Rankin told of going through a village in Indonesia and asking if people knew Jesus. Their reply: “No, I don’t believe He lives in this village. Go to the next village. You might find Him there.” She told of a woman physically beaten by a family member because she read the Bible. That family member tossed the Bible into a fire. Yet, later that same night, this family member had a dream and in it was that Bible in the flames — made whole. The man went outside and looked and sure enough, there was the restored Bible. The man and woman are now believers in Jesus Christ.
As Rankin shared, her countenance told the story of what was going on in her own heart: compassion for a lost world, awe of an almighty God and humility that God would allow her the blessing of serving Him. She is a woman who knows how to enjoy life and can laugh at herself, telling the story of how her rural Mississippi accent is often mistaken for a voice from the Carolinas.
Growing up in Girls in Action (GAs), “God began to capture my heart for the people of the world,” Rankin said. She still remembers as a 10-year-old learning that “countless people” had never heard of Jesus Christ. “We could count everybody from my community. It’s honk and wave,” she said. The idea that so many people, too many to count, grope in darkness every day because they do not know the Savior, made a lasting impression on her young, tender heart.
That little girl in GAs had no idea she would one day travel overseas with her husband, 10-month-old and 2-year-old to reach the people of Indonesia. The Rankins expected their journey to be the book of Acts all over again. Rankin made that statement and joined the audience in laughing about it, but the mood quickly turned serious as she described how their time in Indonesia began. They both got sick with an infection and boils over their bodies.
Thanksgiving eve, they noticed a boil on the forehead of their 2-year-old and left immediately for the hospital, and while at the hospital Rankin learned she needed an operation. A month later, around Christmastime, the Rankins got fevers that lasted 10 days. The day after Christmas, Rankin’s father died in a car accident and her mother was in critical condition. As she sat with her mother at the hospital, “I couldn’t say a word because His divine presence was right in that room,” she said.
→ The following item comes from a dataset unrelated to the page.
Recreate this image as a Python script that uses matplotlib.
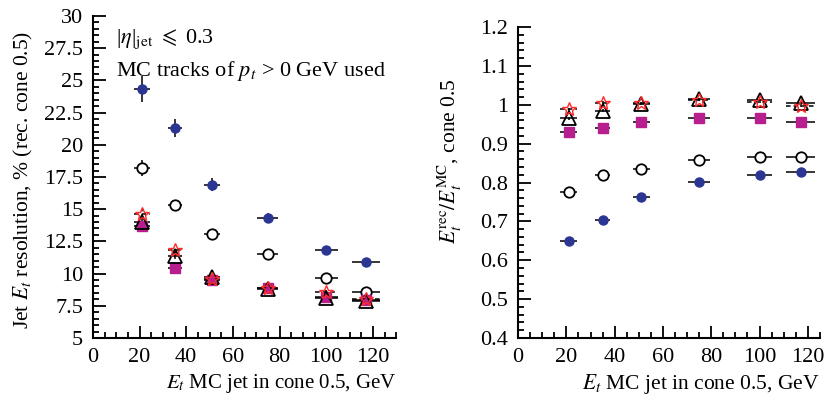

Her missionary journey did not begin as she envisioned, but Rankin “learned more about what it means to worship the Lord” during that time. After sharing from her personal struggles and triumph, Rankin walked through the Book of Esther. Rankin recounted the story of Esther with an enthusiasm that even women who knew the story by heart could not help but get excited about hearing once more. And not just hearing the story, but learning how God created Esther just as she was and ordained her for a purpose.
Rankin showed from Scripture how Esther was submissive, aware of her purpose, obedient to her purpose and passionate about who God called her to be and what He called her to do. “Are you at the passion point of what God has called you to do?” Rankin asked. For Rankin, the answer to that question seems to be a resounding yes.
(EDITOR’S NOTE — Lilley is research/communications coordinator for the Baptist State Convention of North Carolina. Editor’s note: Jerry Rankin, president of the International Mission Board, announced his plans for retirement in July 2010 to a meeting of IMB trustees Sept. 16 in Jacksonville, Fla.)